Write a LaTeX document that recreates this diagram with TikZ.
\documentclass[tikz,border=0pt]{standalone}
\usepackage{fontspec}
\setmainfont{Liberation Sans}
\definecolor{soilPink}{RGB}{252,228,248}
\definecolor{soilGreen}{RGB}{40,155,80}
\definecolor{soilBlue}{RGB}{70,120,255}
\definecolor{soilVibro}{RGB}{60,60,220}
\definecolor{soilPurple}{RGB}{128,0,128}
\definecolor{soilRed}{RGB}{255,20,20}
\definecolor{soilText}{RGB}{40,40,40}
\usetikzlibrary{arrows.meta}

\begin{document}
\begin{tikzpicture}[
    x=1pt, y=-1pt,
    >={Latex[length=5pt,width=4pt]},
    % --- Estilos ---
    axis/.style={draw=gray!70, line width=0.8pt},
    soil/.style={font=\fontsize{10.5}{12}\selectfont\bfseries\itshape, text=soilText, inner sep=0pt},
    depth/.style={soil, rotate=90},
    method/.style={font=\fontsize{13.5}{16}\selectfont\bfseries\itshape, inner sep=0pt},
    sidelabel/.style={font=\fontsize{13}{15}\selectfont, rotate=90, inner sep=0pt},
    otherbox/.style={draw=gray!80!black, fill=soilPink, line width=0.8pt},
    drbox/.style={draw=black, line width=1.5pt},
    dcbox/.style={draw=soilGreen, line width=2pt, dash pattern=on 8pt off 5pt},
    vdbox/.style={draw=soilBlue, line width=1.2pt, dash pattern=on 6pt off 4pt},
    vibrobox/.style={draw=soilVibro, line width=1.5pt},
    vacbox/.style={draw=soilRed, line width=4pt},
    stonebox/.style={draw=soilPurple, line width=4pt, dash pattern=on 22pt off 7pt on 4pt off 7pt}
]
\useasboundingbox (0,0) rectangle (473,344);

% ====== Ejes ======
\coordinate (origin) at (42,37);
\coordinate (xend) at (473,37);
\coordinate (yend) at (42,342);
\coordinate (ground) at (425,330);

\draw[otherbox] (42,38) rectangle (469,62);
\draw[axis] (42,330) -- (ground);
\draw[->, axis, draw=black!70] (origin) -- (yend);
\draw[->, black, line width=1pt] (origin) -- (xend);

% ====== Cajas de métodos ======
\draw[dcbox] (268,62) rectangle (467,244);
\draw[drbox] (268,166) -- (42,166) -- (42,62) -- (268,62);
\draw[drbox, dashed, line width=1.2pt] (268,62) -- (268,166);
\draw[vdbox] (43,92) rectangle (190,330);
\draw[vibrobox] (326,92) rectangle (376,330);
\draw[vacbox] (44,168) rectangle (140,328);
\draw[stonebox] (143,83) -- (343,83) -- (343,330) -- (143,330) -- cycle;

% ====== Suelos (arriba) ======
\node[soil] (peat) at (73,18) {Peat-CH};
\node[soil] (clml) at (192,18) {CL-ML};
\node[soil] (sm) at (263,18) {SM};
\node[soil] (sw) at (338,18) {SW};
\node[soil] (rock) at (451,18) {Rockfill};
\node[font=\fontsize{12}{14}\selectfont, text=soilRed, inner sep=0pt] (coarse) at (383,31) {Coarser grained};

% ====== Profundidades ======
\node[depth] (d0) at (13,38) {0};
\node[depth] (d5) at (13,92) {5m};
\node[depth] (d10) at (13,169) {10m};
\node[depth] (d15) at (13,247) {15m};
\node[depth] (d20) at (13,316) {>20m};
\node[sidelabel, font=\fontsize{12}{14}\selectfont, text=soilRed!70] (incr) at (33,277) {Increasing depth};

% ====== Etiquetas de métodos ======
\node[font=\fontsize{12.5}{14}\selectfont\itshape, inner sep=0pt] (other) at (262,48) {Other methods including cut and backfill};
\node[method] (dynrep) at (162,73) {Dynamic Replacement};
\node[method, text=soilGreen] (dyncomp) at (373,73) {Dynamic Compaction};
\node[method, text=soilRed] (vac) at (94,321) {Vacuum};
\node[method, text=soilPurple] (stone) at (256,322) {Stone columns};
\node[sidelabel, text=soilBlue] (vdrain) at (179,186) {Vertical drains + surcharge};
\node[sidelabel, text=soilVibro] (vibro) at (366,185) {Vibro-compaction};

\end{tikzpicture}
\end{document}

PROBLEM STATEMENT:
Restate the first line and every line after it, word for word, stopping once the line with "(ground) at (425,330);" is done.

CORRECT RESULT:
Write a LaTeX document that recreates this diagram with TikZ.
\documentclass[tikz,border=0pt]{standalone}
\usepackage{fontspec}
\setmainfont{Liberation Sans}
\definecolor{soilPink}{RGB}{252,228,248}
\definecolor{soilGreen}{RGB}{40,155,80}
\definecolor{soilBlue}{RGB}{70,120,255}
\definecolor{soilVibro}{RGB}{60,60,220}
\definecolor{soilPurple}{RGB}{128,0,128}
\definecolor{soilRed}{RGB}{255,20,20}
\definecolor{soilText}{RGB}{40,40,40}
\usetikzlibrary{arrows.meta}

\begin{document}
\begin{tikzpicture}[
    x=1pt, y=-1pt,
    >={Latex[length=5pt,width=4pt]},
    % --- Estilos ---
    axis/.style={draw=gray!70, line width=0.8pt},
    soil/.style={font=\fontsize{10.5}{12}\selectfont\bfseries\itshape, text=soilText, inner sep=0pt},
    depth/.style={soil, rotate=90},
    method/.style={font=\fontsize{13.5}{16}\selectfont\bfseries\itshape, inner sep=0pt},
    sidelabel/.style={font=\fontsize{13}{15}\selectfont, rotate=90, inner sep=0pt},
    otherbox/.style={draw=gray!80!black, fill=soilPink, line width=0.8pt},
    drbox/.style={draw=black, line width=1.5pt},
    dcbox/.style={draw=soilGreen, line width=2pt, dash pattern=on 8pt off 5pt},
    vdbox/.style={draw=soilBlue, line width=1.2pt, dash pattern=on 6pt off 4pt},
    vibrobox/.style={draw=soilVibro, line width=1.5pt},
    vacbox/.style={draw=soilRed, line width=4pt},
    stonebox/.style={draw=soilPurple, line width=4pt, dash pattern=on 22pt off 7pt on 4pt off 7pt}
]
\useasboundingbox (0,0) rectangle (473,344);

% ====== Ejes ======
\coordinate (origin) at (42,37);
\coordinate (xend) at (473,37);
\coordinate (yend) at (42,342);
\coordinate (ground) at (425,330);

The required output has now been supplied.